The Túrin story clearly sets a precedent: when Tinwelint [Thingol]’s band of would-be dragon-slayers warily scout out the area the dragon has made his own, they are appalled to discover that what had been ‘a fair region’ surrounding an underground city, a river-valley ‘tree-grown’ on one side and ‘level and fertile’ on the other, has been utterly ruined:
. . . they saw that the land had become all barren and was blasted for a great distance about the ancient caverns of the Rodothlim [Nargothrond], and the trees were crushed to the earth or snapped. Toward the hills a black heath stretched and the lands were scored with the great slots that that loathly worm made in his creeping . . .
Now was that band aghast as they looked upon that region from afar, yet they prepared them for battle, and drawing lots sent one of their number . . . to that high place upon the confines of the withered land . . .
—‘Turambar and the Foalókë’, BLT II.96–7.
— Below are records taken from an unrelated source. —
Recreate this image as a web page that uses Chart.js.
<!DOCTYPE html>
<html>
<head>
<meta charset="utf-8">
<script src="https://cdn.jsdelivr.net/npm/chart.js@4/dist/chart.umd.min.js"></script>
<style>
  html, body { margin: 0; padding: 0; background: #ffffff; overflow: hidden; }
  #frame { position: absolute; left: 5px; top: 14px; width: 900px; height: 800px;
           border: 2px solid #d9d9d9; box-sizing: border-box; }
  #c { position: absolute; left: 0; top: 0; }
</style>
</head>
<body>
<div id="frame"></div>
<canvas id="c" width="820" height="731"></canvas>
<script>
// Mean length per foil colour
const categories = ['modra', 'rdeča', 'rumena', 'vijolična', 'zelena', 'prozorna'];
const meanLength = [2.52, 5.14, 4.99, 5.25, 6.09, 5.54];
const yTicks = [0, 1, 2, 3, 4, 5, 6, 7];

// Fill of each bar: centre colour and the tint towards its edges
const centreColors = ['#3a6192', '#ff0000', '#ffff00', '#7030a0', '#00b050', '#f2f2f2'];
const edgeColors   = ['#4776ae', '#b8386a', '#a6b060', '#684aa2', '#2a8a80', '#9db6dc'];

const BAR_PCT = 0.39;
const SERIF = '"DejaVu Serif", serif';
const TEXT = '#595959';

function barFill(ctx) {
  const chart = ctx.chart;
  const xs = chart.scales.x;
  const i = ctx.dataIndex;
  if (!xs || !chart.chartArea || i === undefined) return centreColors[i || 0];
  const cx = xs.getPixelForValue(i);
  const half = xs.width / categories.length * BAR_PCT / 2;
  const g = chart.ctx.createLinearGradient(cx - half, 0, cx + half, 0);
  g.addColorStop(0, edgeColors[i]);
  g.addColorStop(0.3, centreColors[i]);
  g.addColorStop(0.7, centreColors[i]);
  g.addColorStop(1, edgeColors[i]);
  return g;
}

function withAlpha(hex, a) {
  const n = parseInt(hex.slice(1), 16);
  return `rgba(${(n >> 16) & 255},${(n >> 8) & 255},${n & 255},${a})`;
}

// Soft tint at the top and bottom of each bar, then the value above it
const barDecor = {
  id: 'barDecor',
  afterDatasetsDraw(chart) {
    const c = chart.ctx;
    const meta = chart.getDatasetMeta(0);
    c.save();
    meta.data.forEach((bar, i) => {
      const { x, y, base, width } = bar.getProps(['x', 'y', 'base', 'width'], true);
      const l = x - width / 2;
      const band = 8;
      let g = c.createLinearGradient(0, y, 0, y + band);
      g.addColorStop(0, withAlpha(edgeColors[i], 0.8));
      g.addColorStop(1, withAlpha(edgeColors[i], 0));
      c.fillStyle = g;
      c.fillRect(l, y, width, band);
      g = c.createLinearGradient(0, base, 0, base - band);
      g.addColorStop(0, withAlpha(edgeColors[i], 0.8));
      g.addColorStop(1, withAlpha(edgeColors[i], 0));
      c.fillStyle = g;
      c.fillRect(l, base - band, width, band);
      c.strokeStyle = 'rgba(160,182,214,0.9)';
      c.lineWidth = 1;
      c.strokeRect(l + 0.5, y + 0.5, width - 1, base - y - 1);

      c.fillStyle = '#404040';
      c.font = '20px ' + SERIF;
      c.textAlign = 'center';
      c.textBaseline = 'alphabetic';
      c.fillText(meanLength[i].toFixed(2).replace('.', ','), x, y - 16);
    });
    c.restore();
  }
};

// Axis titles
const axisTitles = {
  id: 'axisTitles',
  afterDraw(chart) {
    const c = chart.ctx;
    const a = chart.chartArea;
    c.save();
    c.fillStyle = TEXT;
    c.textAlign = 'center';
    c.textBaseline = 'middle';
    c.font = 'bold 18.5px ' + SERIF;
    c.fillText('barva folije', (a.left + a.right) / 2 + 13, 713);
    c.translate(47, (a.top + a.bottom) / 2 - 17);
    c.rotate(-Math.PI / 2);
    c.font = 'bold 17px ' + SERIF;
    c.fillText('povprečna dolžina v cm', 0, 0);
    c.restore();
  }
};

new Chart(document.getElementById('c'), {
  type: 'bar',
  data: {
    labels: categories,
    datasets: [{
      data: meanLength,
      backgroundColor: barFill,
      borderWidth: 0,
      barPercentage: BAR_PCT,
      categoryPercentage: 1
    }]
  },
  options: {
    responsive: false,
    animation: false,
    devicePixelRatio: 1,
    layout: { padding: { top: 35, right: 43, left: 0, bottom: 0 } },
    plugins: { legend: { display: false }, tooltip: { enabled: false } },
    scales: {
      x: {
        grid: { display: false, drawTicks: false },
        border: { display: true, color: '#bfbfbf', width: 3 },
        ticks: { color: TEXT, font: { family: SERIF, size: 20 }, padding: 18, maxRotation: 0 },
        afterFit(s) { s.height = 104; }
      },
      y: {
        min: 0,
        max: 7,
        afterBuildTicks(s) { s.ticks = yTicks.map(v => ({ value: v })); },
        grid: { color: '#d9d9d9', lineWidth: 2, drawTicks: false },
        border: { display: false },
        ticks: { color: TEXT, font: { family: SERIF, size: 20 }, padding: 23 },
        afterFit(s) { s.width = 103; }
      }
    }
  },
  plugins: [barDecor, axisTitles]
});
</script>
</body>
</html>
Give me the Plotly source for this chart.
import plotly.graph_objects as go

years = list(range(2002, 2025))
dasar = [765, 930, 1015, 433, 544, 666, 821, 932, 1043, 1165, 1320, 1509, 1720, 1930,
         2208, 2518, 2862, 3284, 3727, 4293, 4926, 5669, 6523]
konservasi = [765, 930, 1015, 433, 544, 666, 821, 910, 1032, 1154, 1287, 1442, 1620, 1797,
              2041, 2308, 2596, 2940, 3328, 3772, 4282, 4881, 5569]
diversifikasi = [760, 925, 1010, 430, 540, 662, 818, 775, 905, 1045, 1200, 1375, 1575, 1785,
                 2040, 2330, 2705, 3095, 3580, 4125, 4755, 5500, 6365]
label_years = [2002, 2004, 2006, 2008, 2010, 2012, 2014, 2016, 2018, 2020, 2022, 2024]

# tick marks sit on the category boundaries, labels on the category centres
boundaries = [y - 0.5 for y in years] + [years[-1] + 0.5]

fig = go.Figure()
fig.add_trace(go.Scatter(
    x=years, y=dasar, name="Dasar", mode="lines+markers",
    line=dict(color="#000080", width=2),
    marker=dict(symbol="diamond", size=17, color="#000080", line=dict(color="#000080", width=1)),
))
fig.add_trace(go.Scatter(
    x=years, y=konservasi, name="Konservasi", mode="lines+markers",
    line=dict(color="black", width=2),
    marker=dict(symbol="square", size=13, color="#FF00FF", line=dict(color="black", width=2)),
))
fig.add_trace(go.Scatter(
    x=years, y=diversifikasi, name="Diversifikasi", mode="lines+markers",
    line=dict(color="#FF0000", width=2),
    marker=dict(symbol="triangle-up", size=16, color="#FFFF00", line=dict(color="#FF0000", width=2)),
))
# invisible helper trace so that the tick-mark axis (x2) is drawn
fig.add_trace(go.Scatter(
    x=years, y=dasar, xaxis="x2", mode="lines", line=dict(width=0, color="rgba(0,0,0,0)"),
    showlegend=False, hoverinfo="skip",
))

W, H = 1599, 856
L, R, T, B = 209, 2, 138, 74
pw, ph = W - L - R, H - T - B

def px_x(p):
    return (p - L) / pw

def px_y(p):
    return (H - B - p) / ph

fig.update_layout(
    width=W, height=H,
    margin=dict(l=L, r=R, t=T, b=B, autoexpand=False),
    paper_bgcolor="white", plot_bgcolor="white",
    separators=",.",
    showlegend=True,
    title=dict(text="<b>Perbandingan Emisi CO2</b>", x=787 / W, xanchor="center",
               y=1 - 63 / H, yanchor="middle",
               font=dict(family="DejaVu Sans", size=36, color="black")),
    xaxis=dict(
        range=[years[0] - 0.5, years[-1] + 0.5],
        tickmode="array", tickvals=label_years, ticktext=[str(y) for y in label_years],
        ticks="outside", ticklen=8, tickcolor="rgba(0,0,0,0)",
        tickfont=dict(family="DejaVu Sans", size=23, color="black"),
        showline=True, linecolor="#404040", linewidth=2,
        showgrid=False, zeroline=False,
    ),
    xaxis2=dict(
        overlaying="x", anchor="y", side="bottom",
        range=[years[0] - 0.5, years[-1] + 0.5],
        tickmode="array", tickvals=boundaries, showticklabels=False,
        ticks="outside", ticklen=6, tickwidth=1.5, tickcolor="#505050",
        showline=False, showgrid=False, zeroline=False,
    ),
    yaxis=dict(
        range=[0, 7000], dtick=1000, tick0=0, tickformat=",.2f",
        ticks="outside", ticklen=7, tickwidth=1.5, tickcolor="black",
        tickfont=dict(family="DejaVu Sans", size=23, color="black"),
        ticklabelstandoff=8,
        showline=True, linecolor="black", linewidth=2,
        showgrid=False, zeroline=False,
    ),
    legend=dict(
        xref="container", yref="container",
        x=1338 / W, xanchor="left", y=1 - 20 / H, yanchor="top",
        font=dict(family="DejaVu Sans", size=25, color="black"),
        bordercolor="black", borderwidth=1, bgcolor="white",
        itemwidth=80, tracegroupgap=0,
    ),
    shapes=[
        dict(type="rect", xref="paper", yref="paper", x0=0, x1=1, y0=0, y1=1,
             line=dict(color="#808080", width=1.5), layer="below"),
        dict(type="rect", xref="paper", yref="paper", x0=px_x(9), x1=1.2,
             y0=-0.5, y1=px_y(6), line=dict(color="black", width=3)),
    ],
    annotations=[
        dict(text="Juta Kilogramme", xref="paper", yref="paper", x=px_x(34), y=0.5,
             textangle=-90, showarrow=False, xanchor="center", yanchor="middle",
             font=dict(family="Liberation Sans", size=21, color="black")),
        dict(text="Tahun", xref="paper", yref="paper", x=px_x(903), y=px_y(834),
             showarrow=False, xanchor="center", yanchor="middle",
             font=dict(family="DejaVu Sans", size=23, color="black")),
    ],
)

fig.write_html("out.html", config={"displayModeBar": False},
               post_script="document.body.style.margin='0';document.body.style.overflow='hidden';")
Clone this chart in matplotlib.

Indeed, so destructive is Glorund the firedrake that when he later sets forth to seek out Turambar (Túrin), he leaves behind him so great a ‘path of desolation’ and broken trees that from afar off can be seen ‘that region now torn by the passage of the drake’ (ibid.103–4). When Túrin and his band seek him out for a final combat they see ‘a wide tract10 where all the trees were broken and the lands were hurt and scorched and the earth black’, and this scorched earth aspect of the dragon’s passage is so pronounced that it complicates their tactics: ‘not by day or by night shall men hope to take a dragon of Melko unawares . . . behold, this one hath made a waste about him, and the earth is beaten flat so that none may creep near and be hidden’ (ibid.105).